A great-great-great-grandma’s unlikely life

Genealogy has taught me that when a woman’s name keeps changing in the records, it usually isn’t because she’s confusing — it’s because her life was hard. As I revisited my Lapham ancestors this winter, one woman kept resurfacing under different names: Deborah Davis. Deborah Stephens. Deborah Lapham. Even, briefly, Deborah Baker. Each name marked a chapter of survival, and together they traced the outline of a life that moved steadily west, absorbing loss, responsibility, and history along the way.

Deborah was born in the early years of the 19th century, likely between 1802 and 1806, in Massachusetts. She entered the world just as New England families were beginning their long drift westward, pushed by land shortages and pulled by opportunity. After her mother remarried, Deborah was raised in the Stephens household — a common arrangement in an era shaped by early death and blended families. That upbringing would later surface in the records as a second surname, not as confusion, but as evidence of how families adapted.

In 1821, still very young, Deborah married Joel Holmes Davis. Over the next decade, she became the mother of a large family. Then, in 1835, Joel died, leaving Deborah a widow with children to raise and few options beyond endurance. Widowhood, especially with dependents, shaped the lives of many women in the 19th century, and Deborah’s story follows that familiar, unforgiving pattern.

Her second marriage came years later, in 1847, to Benjamin Charles Lapham. Benjamin’s own life traced a classic canal-era migration. Born in 1807 in Hamilton County, New York, he belonged to the generation shaped by the opening of the Erie Canal, which turned New York into a launching point for the Old Northwest. Benjamin moved west through Ohio, where he married his first wife, Cementhia Broadway. Together they had ten children. When Cementhia died in 1845, Benjamin, like Deborah, found himself widowed with a large family and a future that required rebuilding.

By the mid-1840s, both Deborah and Benjamin were living within the Ohio–Michigan migration corridor, drawn to Wayne County, Michigan, where fertile land and established communities offered stability.
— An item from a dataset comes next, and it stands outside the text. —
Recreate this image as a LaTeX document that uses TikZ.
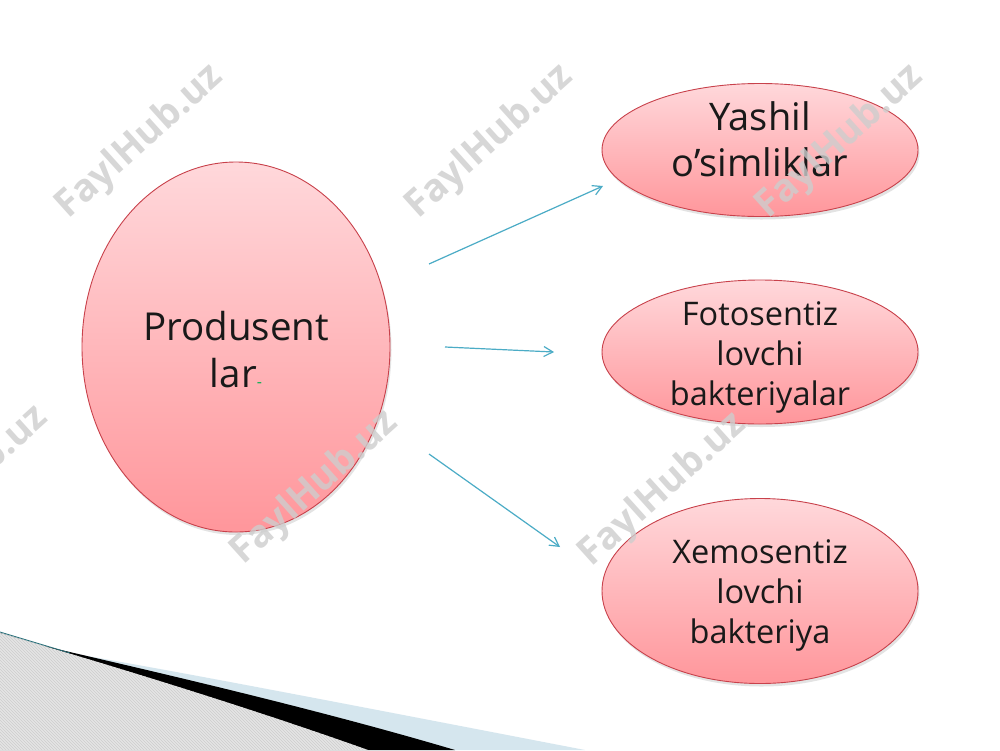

They married and settled in Greenfield Township, an area that would later become part of Dearborn and Springwells. Their union was practical rather than romantic in the modern sense — two experienced adults joining forces in a world where survival depended on cooperation.

Together, Deborah and Benjamin formed a blended household of remarkable size. Deborah brought children from her first marriage. Benjamin brought ten children from his life with Cementhia. And over the years, Deborah and Benjamin had seven more children together. At its fullest, the household functioned less like a nuclear family and more like a small village, sustained largely by women’s labor that rarely appears in deeds or census schedules, but without which nothing else held.

That interwoven family structure helps explain moments that can seem surprising to modern eyes. Deborah’s son Clark Davis later married Lucy Ann Lapham, a daughter of Benjamin’s first marriage — step-siblings by marriage, but not by blood. In small, closely knit communities, such unions were neither shocking nor rare. They reflected proximity, trust, and the way blended families truly became families.

Deborah’s Michigan years were shaped not only by work but by law. Like many women of her time, she appears indirectly in land and probate records, her presence implied through the legal machinery that activated whenever a man died. When Benjamin passed away in 1860, Deborah again entered widowhood, navigating a system that limited women’s authority while relying heavily on their competence.

Then came the Civil War. In 1864, Deborah lost her son Clark, killed in the conflict. By that point, she had buried two husbands and at least one child — losses that were tragically common, yet individually devastating. Still, the family she helped hold together endured. Her children married, migrated, and raised families of their own, crossing state lines as the country continued its westward expansion.

In the Book of Judges, Deborah is remembered as a “mother in Israel,” a woman who held her people together during a time of uncertainty. I don’t know whether my Deborah was named with that story in mind, but the echo is hard to miss. Like her biblical namesake, she exercised no formal power, left behind no monument, and yet anchored a community that might otherwise have fractured under the weight of loss.

Deborah Davis Stephens Lapham died in 1870. She left behind no single surname to summarize her life, but she left continuity — children raised, families blended, and lives carried forward. Her story survives not because it was easy to trace, but because it was worth tracing. In the end, Deborah’s changing name tells the truth better than any single record ever could.